◆ Given request ◆
Repeat the records word for word, excluding any picture.

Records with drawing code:
* START *

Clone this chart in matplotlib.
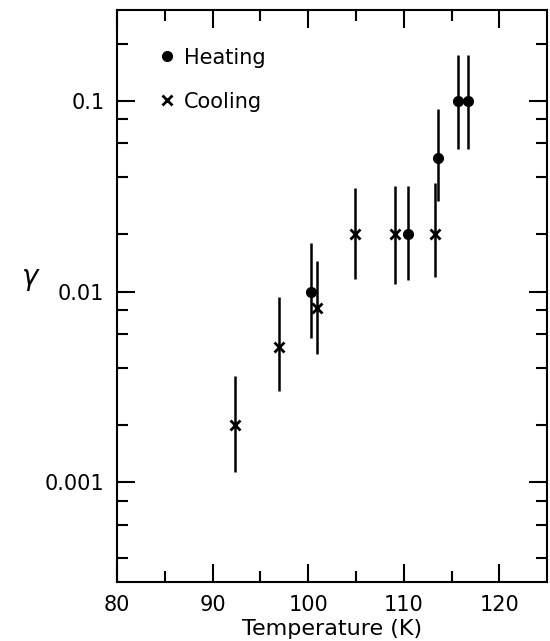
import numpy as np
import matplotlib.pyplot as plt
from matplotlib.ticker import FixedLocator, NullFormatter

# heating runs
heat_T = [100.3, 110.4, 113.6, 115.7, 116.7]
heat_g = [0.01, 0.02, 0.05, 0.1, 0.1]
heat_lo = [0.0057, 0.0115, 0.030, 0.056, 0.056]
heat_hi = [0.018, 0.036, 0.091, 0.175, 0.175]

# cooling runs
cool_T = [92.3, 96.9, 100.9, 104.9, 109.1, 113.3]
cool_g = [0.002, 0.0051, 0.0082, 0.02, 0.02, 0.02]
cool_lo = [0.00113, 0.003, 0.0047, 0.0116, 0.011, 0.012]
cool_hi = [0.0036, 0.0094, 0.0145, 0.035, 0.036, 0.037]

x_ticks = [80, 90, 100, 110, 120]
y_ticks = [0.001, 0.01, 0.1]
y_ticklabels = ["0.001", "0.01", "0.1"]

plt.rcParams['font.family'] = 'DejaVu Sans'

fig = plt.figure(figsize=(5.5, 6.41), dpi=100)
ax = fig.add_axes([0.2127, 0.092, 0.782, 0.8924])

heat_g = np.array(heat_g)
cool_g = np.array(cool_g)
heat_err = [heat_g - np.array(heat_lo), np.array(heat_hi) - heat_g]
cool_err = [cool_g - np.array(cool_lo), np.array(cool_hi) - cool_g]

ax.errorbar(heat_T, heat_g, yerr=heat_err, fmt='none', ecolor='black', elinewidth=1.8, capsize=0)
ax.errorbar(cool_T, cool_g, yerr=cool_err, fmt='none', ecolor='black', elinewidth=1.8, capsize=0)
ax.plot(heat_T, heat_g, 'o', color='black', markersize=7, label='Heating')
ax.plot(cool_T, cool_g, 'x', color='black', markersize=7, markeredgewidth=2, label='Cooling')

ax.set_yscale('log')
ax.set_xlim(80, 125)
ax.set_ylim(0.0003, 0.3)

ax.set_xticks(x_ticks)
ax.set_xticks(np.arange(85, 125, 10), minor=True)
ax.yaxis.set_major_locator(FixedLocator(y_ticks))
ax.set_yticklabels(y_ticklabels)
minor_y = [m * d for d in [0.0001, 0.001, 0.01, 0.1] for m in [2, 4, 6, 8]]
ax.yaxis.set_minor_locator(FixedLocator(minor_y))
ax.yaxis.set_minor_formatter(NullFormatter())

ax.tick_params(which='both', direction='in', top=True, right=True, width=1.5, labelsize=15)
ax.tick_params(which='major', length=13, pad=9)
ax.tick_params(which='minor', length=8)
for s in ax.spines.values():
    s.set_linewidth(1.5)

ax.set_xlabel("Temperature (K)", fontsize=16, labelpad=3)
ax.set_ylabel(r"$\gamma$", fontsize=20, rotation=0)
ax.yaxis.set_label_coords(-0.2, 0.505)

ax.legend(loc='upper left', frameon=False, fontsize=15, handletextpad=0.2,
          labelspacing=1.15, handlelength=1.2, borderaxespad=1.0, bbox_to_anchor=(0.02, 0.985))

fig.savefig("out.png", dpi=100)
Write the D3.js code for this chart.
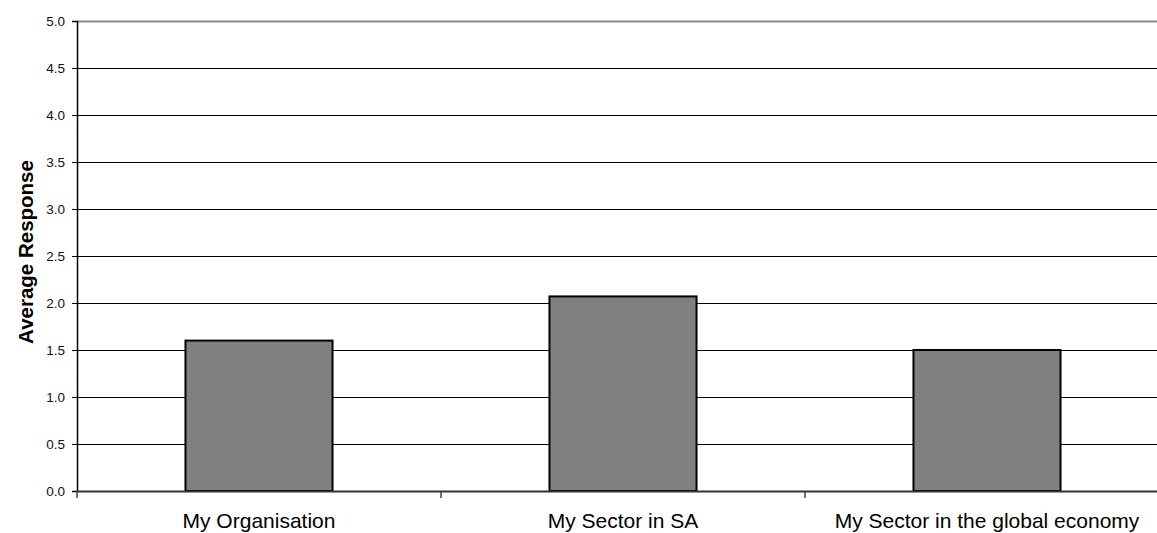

* END *

◆ Reply to the exercise ◆
Clone this chart in matplotlib.
import numpy as np
import matplotlib.pyplot as plt
from matplotlib.ticker import FixedLocator, NullFormatter

# heating runs
heat_T = [100.3, 110.4, 113.6, 115.7, 116.7]
heat_g = [0.01, 0.02, 0.05, 0.1, 0.1]
heat_lo = [0.0057, 0.0115, 0.030, 0.056, 0.056]
heat_hi = [0.018, 0.036, 0.091, 0.175, 0.175]

# cooling runs
cool_T = [92.3, 96.9, 100.9, 104.9, 109.1, 113.3]
cool_g = [0.002, 0.0051, 0.0082, 0.02, 0.02, 0.02]
cool_lo = [0.00113, 0.003, 0.0047, 0.0116, 0.011, 0.012]
cool_hi = [0.0036, 0.0094, 0.0145, 0.035, 0.036, 0.037]

x_ticks = [80, 90, 100, 110, 120]
y_ticks = [0.001, 0.01, 0.1]
y_ticklabels = ["0.001", "0.01", "0.1"]

plt.rcParams['font.family'] = 'DejaVu Sans'

fig = plt.figure(figsize=(5.5, 6.41), dpi=100)
ax = fig.add_axes([0.2127, 0.092, 0.782, 0.8924])

heat_g = np.array(heat_g)
cool_g = np.array(cool_g)
heat_err = [heat_g - np.array(heat_lo), np.array(heat_hi) - heat_g]
cool_err = [cool_g - np.array(cool_lo), np.array(cool_hi) - cool_g]

ax.errorbar(heat_T, heat_g, yerr=heat_err, fmt='none', ecolor='black', elinewidth=1.8, capsize=0)
ax.errorbar(cool_T, cool_g, yerr=cool_err, fmt='none', ecolor='black', elinewidth=1.8, capsize=0)
ax.plot(heat_T, heat_g, 'o', color='black', markersize=7, label='Heating')
ax.plot(cool_T, cool_g, 'x', color='black', markersize=7, markeredgewidth=2, label='Cooling')

ax.set_yscale('log')
ax.set_xlim(80, 125)
ax.set_ylim(0.0003, 0.3)

ax.set_xticks(x_ticks)
ax.set_xticks(np.arange(85, 125, 10), minor=True)
ax.yaxis.set_major_locator(FixedLocator(y_ticks))
ax.set_yticklabels(y_ticklabels)
minor_y = [m * d for d in [0.0001, 0.001, 0.01, 0.1] for m in [2, 4, 6, 8]]
ax.yaxis.set_minor_locator(FixedLocator(minor_y))
ax.yaxis.set_minor_formatter(NullFormatter())

ax.tick_params(which='both', direction='in', top=True, right=True, width=1.5, labelsize=15)
ax.tick_params(which='major', length=13, pad=9)
ax.tick_params(which='minor', length=8)
for s in ax.spines.values():
    s.set_linewidth(1.5)

ax.set_xlabel("Temperature (K)", fontsize=16, labelpad=3)
ax.set_ylabel(r"$\gamma$", fontsize=20, rotation=0)
ax.yaxis.set_label_coords(-0.2, 0.505)

ax.legend(loc='upper left', frameon=False, fontsize=15, handletextpad=0.2,
          labelspacing=1.15, handlelength=1.2, borderaxespad=1.0, bbox_to_anchor=(0.02, 0.985))

fig.savefig("out.png", dpi=100)
Write the D3.js code for this chart.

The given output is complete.